#### WHAT YOU HAVE TO DO:
Exactly retype the opening line of the entries and every line after it, ending with the line that contains "from matplotlib.patches import Rectangle". Skip all pictures.

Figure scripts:
## Begin
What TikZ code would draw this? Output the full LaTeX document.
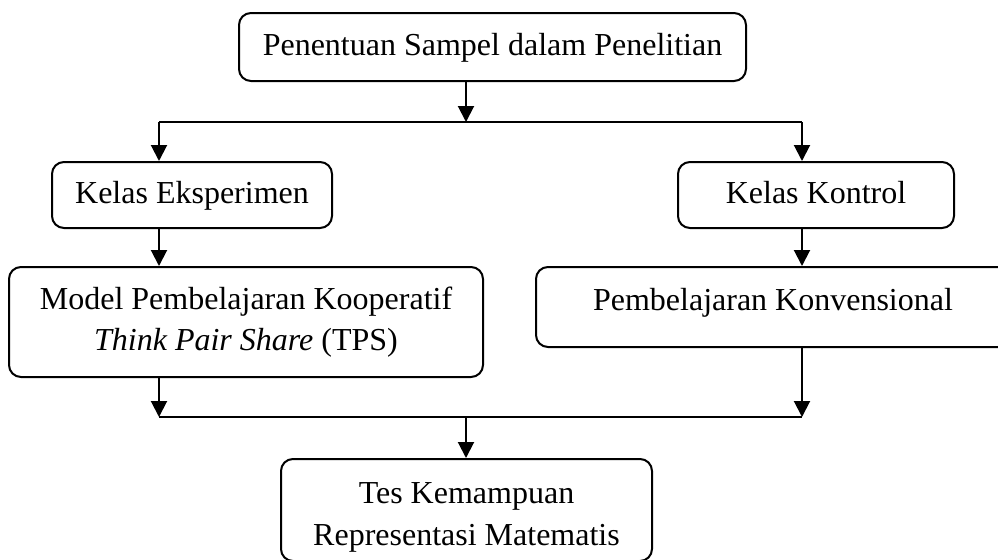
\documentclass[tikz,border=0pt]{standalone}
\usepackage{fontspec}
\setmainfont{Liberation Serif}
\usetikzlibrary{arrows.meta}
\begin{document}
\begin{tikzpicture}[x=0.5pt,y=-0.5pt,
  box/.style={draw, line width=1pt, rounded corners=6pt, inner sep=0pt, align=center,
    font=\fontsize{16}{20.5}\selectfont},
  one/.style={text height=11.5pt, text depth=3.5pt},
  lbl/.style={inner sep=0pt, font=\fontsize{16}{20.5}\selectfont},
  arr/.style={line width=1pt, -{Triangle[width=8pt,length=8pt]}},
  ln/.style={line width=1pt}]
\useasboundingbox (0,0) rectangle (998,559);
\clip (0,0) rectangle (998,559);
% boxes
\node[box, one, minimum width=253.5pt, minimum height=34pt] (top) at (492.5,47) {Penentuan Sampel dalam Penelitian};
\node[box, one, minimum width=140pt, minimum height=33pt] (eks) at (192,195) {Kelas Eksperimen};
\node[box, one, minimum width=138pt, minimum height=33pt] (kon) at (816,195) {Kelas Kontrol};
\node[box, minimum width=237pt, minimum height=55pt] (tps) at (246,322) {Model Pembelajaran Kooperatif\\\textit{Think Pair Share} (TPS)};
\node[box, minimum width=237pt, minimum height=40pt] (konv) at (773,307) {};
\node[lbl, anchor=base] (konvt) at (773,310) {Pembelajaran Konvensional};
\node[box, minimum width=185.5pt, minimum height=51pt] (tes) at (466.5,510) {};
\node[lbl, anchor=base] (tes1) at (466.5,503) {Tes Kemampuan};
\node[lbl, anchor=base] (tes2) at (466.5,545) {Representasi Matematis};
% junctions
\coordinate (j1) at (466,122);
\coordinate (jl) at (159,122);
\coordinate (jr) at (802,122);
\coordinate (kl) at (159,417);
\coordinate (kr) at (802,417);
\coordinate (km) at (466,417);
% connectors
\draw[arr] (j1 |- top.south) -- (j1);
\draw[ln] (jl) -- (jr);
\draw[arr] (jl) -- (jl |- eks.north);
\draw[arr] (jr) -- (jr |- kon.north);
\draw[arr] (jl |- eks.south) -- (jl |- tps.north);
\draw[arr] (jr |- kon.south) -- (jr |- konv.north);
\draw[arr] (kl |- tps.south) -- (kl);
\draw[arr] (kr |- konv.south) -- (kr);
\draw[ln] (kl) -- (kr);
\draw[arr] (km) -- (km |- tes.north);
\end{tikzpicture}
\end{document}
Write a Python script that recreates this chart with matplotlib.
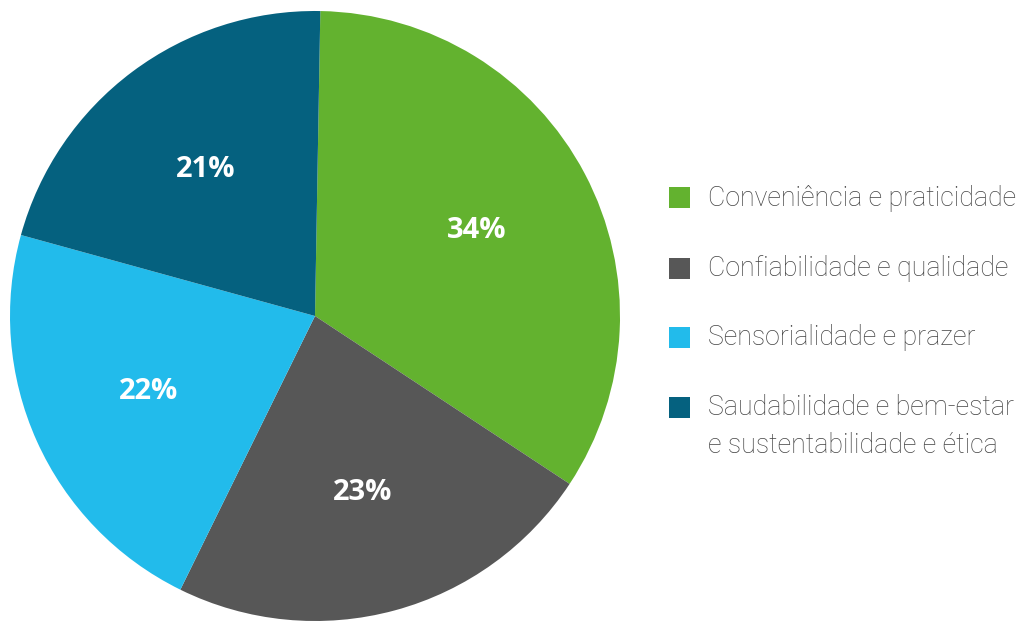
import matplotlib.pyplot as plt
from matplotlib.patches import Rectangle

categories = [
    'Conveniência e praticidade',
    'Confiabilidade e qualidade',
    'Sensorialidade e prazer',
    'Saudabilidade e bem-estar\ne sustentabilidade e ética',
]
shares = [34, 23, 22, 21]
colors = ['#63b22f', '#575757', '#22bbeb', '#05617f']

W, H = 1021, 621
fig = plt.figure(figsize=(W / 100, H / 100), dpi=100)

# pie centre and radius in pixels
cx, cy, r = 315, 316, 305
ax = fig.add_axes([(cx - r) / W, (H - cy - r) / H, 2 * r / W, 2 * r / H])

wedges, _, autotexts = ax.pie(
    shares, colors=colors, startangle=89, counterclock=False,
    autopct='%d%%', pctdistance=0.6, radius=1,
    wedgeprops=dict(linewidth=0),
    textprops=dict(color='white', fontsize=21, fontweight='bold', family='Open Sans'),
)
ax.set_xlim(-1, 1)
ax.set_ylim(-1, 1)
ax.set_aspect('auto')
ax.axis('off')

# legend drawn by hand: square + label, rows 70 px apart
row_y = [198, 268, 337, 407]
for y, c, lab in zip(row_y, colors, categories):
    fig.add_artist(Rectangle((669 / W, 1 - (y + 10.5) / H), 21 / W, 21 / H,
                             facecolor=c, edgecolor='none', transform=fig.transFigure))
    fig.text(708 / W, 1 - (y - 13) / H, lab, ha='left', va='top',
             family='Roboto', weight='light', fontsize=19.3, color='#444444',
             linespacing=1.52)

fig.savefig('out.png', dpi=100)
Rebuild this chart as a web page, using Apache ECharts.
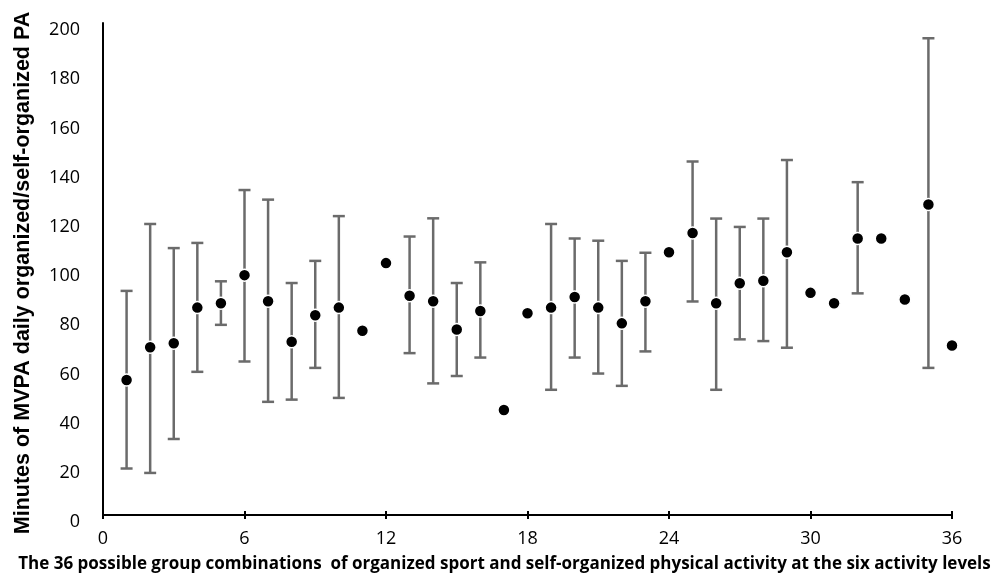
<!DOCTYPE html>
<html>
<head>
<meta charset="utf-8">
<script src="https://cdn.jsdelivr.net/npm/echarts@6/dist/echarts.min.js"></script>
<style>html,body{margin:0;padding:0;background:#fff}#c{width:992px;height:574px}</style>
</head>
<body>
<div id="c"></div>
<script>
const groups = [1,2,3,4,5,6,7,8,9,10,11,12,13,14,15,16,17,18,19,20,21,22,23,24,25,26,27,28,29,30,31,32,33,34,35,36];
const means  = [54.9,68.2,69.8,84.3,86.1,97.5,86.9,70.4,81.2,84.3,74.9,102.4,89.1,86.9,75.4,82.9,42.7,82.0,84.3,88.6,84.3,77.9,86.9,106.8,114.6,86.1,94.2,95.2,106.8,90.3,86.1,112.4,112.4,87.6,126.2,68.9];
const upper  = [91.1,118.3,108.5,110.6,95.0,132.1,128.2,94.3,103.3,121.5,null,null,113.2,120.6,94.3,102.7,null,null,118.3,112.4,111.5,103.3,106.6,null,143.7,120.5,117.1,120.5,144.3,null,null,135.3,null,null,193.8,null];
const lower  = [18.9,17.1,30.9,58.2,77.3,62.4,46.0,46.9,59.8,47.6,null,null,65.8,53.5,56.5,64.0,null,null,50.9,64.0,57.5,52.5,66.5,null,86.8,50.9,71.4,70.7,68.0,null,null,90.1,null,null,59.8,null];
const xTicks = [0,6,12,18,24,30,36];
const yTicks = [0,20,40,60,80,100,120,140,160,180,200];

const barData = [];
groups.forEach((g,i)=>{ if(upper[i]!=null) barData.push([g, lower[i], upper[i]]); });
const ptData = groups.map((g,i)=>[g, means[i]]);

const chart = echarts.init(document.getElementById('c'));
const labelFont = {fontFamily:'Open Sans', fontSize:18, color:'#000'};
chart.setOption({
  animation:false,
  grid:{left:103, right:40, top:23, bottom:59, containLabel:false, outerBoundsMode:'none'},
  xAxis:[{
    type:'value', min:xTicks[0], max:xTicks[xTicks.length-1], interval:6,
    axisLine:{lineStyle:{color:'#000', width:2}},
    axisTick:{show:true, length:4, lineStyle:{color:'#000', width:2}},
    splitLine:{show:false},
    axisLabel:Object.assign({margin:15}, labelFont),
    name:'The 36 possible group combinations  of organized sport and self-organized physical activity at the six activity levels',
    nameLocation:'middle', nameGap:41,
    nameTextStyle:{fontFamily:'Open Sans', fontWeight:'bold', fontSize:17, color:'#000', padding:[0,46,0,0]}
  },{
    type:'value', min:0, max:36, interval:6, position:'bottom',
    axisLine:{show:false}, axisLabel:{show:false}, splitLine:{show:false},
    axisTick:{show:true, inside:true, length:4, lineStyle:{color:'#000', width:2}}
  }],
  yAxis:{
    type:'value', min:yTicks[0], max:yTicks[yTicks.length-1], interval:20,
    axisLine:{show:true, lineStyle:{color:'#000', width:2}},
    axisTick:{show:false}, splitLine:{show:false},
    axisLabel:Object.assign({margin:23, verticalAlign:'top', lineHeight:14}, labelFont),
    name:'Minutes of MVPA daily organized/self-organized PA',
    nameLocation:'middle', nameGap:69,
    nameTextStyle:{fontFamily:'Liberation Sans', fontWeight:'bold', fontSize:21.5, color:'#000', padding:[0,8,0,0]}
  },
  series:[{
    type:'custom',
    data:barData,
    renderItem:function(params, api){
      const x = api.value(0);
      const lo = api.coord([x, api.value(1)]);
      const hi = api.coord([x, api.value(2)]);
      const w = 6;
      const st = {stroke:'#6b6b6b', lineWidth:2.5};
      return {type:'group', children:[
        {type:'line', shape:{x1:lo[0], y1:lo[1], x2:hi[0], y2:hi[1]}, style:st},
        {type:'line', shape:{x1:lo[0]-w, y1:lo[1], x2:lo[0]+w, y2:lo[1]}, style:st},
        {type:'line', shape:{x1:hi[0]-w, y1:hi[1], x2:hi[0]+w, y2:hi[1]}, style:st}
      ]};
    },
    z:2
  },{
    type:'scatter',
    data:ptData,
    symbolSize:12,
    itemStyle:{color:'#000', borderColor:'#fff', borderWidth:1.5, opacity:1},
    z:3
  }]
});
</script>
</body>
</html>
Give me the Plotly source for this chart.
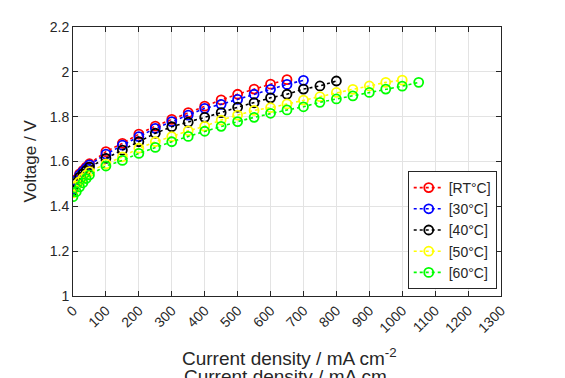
## End
#### THE SOLUTION:
What TikZ code would draw this? Output the full LaTeX document.
\documentclass[tikz,border=0pt]{standalone}
\usepackage{fontspec}
\setmainfont{Liberation Serif}
\usetikzlibrary{arrows.meta}
\begin{document}
\begin{tikzpicture}[x=0.5pt,y=-0.5pt,
  box/.style={draw, line width=1pt, rounded corners=6pt, inner sep=0pt, align=center,
    font=\fontsize{16}{20.5}\selectfont},
  one/.style={text height=11.5pt, text depth=3.5pt},
  lbl/.style={inner sep=0pt, font=\fontsize{16}{20.5}\selectfont},
  arr/.style={line width=1pt, -{Triangle[width=8pt,length=8pt]}},
  ln/.style={line width=1pt}]
\useasboundingbox (0,0) rectangle (998,559);
\clip (0,0) rectangle (998,559);
% boxes
\node[box, one, minimum width=253.5pt, minimum height=34pt] (top) at (492.5,47) {Penentuan Sampel dalam Penelitian};
\node[box, one, minimum width=140pt, minimum height=33pt] (eks) at (192,195) {Kelas Eksperimen};
\node[box, one, minimum width=138pt, minimum height=33pt] (kon) at (816,195) {Kelas Kontrol};
\node[box, minimum width=237pt, minimum height=55pt] (tps) at (246,322) {Model Pembelajaran Kooperatif\\\textit{Think Pair Share} (TPS)};
\node[box, minimum width=237pt, minimum height=40pt] (konv) at (773,307) {};
\node[lbl, anchor=base] (konvt) at (773,310) {Pembelajaran Konvensional};
\node[box, minimum width=185.5pt, minimum height=51pt] (tes) at (466.5,510) {};
\node[lbl, anchor=base] (tes1) at (466.5,503) {Tes Kemampuan};
\node[lbl, anchor=base] (tes2) at (466.5,545) {Representasi Matematis};
% junctions
\coordinate (j1) at (466,122);
\coordinate (jl) at (159,122);
\coordinate (jr) at (802,122);
\coordinate (kl) at (159,417);
\coordinate (kr) at (802,417);
\coordinate (km) at (466,417);
% connectors
\draw[arr] (j1 |- top.south) -- (j1);
\draw[ln] (jl) -- (jr);
\draw[arr] (jl) -- (jl |- eks.north);
\draw[arr] (jr) -- (jr |- kon.north);
\draw[arr] (jl |- eks.south) -- (jl |- tps.north);
\draw[arr] (jr |- kon.south) -- (jr |- konv.north);
\draw[arr] (kl |- tps.south) -- (kl);
\draw[arr] (kr |- konv.south) -- (kr);
\draw[ln] (kl) -- (kr);
\draw[arr] (km) -- (km |- tes.north);
\end{tikzpicture}
\end{document}
Write a Python script that recreates this chart with matplotlib.
import matplotlib.pyplot as plt
from matplotlib.patches import Rectangle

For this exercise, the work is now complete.